Your task: Include the line containing "import * as d3 from 'd3';" and all lines before it, repeated exactly from the listing below, without pictures.

Information supplied:
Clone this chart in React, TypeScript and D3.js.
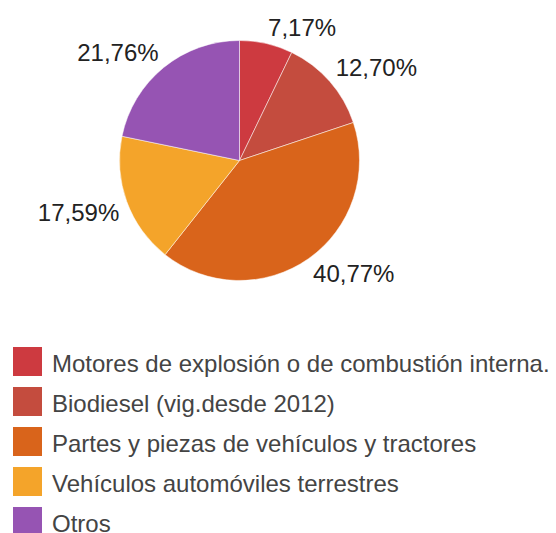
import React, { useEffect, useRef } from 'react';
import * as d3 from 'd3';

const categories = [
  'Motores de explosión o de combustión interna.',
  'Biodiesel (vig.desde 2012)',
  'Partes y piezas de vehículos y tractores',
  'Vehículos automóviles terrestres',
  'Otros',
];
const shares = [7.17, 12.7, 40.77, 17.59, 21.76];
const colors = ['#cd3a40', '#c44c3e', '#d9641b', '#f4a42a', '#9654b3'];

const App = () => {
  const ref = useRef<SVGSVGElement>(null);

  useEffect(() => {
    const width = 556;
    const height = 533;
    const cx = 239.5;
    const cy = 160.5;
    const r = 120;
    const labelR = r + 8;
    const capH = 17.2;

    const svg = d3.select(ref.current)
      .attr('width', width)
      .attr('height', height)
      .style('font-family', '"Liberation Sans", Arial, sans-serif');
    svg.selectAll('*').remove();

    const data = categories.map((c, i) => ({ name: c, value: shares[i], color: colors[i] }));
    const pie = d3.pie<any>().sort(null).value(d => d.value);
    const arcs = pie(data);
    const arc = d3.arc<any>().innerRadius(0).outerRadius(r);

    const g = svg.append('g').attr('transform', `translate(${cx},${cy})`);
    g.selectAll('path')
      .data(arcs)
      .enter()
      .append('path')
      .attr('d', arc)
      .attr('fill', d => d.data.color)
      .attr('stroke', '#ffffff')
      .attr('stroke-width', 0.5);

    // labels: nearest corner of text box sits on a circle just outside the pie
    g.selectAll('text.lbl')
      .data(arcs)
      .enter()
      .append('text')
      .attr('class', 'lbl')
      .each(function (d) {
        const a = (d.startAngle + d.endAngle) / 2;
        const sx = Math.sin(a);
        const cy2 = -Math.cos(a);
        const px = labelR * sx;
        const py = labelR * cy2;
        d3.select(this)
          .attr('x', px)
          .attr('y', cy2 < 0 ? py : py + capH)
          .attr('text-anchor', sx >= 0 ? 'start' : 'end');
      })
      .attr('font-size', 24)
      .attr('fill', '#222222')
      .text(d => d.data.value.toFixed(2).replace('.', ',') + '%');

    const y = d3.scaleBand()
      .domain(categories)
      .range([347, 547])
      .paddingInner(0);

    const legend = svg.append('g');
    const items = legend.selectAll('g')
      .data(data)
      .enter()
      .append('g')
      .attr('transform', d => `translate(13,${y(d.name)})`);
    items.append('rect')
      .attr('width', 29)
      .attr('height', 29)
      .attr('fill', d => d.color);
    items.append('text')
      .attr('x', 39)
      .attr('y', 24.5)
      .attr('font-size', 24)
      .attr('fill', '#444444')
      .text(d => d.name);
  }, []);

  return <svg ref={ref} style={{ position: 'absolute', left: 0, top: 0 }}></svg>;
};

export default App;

Response below:
Clone this chart in React, TypeScript and D3.js.
import React, { useEffect, useRef } from 'react';
import * as d3 from 'd3';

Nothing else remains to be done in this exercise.